RIFLESSIONI TENERAMENTE PROVOCATORIE
di Marcello Ottolenghi

Care compagne e cari compagni, a tutt'oggi, e dopo tre mie dissertazioni più o meno provocatorie pubblicate su questo giornale, nessuno, dico nessuno, ha inviato due parole di assenso o di disgusto o di contestazione o comunque ha raccolto l'invito di partecipare alla discussione.
Gli articoli precedenti erano certamente non esaurienti, alcuni concetti forse erano banali e, comunque, sono stati sicuramente espressi in modo grossolano e parziale; alcune considerazioni, inoltre, avrebbero dovuto fare incazzare almeno alcuni di voi. Nulla di tutto questo, nessun segnale.
A questo punto, considerando anche la tiratura del giornale e il numero di "contatti" che teoricamente sono stati attivati attraverso questo strumento (credo più di 10.000), le ipotesi sono:

1.      Tutti si sono trovati perfettamente d'accordo sugli argomenti trattati, sui concetti espressi e sulle chiavi interpretative proposte.
2.      Tutti si sono trovati talmente in disaccordo con le logiche e le dinamiche proposte che hanno deciso che "non je ne po' fregà de meno" di rispondere alle sollecitazioni farneticanti di un pazzo irrecuperabile e che non ne vale proprio la pena.
3.      La nostra rivista risponde esclusivamente alle esigenze narcisistiche di chi la scrive e viene utilizzata da tutti gli altri esclusivamente per accendere il camino.
4.      I messaggi lanciati sono stati assolutamente incomprensibili (e quindi inefficaci).
5.      I messaggi lanciati non hanno superato la soglia minima di attenzione.

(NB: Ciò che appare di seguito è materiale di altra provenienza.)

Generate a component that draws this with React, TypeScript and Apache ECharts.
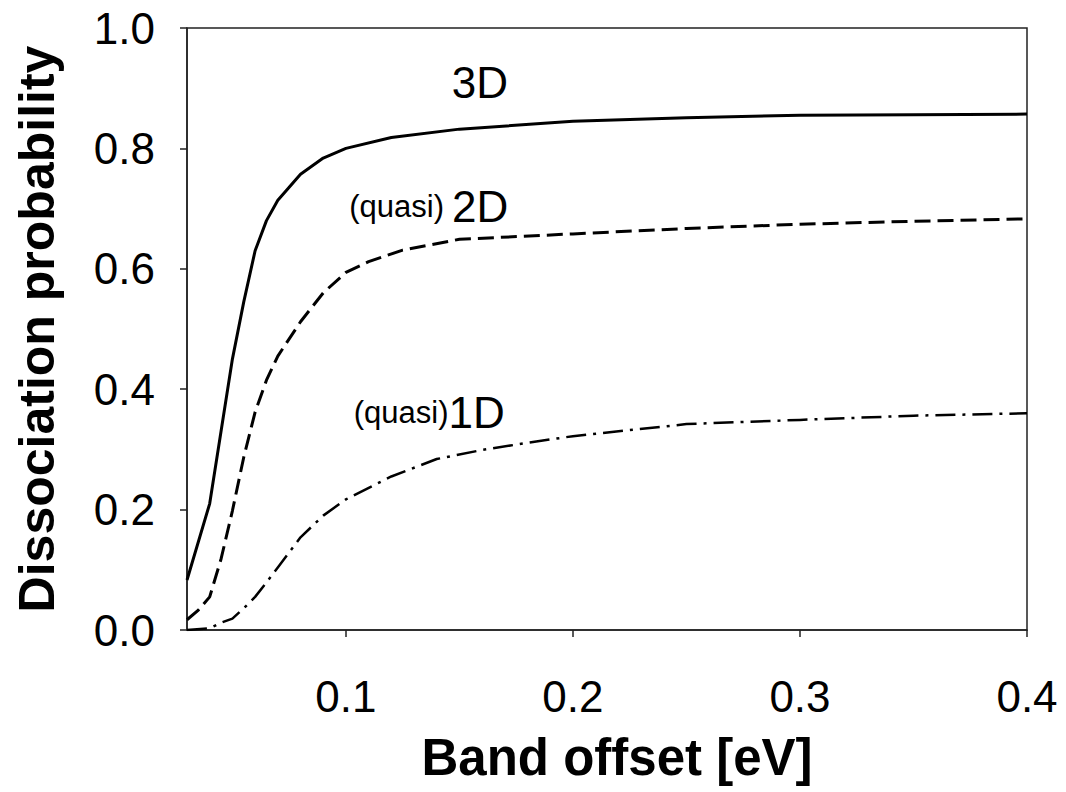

Personalmente temo che proprio questa quinta ipotesi sia quella giusta, ed è la peggiore possibile. Secondo me, ormai, la stragrande maggioranza di noi risponde solo a sollecitazioni di un certo tipo e di una certa intensità; serve innanzitutto la "scatola luminosa" e occorre trasmettere da "Il grande fratello" o dal contesto di altre trasmissioni troiate simili e di pari successo o si resta inesorabilmente muti. Attenzione fratelli, il sistema trasmette con forza i suoi messaggi e sono tutti funzionali al mantenimento e al rafforzamento dei riferimenti culturali che il sistema stesso ha prodotto; ci ha condizionati e ci rende insensibili a tutto ciò che è altro; la lettura, che è un atto di libertà perché è un momento creativo personale, è ormai ridotta ai minimi termini e orientata anch'essa allo stretto indispensabile; tutto è immagine e siamo diventati dei contenitori passivi incapaci ormai di decidere autonomamente. Per recuperare la nostra capacità critica abbiamo bisogno di non rimanere soli di fronte al sistema, abbiamo bisogno di discutere e di confrontarci tra noi; abbiamo bisogno di ritrovare una motivazione ideale e filosofica al nostro agire, abbiamo bisogno di riesaminare insieme le nostre linee guida, valutare se sono ancora valide, alla luce delle nuove conoscenze scientifiche, e se sono ancora attuali in questo mondo del cazzo. I nostri ideali sono stati svenduti al mercatino delle pulci dai nostri leader politici e non si è badato se si poteva semplicemente modificare qualcosa o integrare con nuovi elementi prima di vestire definitivamente i panni del consumismo e di elevare le leggi di mercato a guida di riferimento per la società, quando non addirittura a regola morale.  Se non saremo in grado di fare tutto questo e se non sapremo tutti insieme ritrovare delle certezze nuove e salde, delle idee forti che ci facciano superare le perverse logiche di utilità spicciola personale o quand'anche di gruppo o di classe, ragazzi, avrà vinto Berlusconi, ma avrà vinto solo perché gli avremo fornito noi tutte le ragioni per vincere.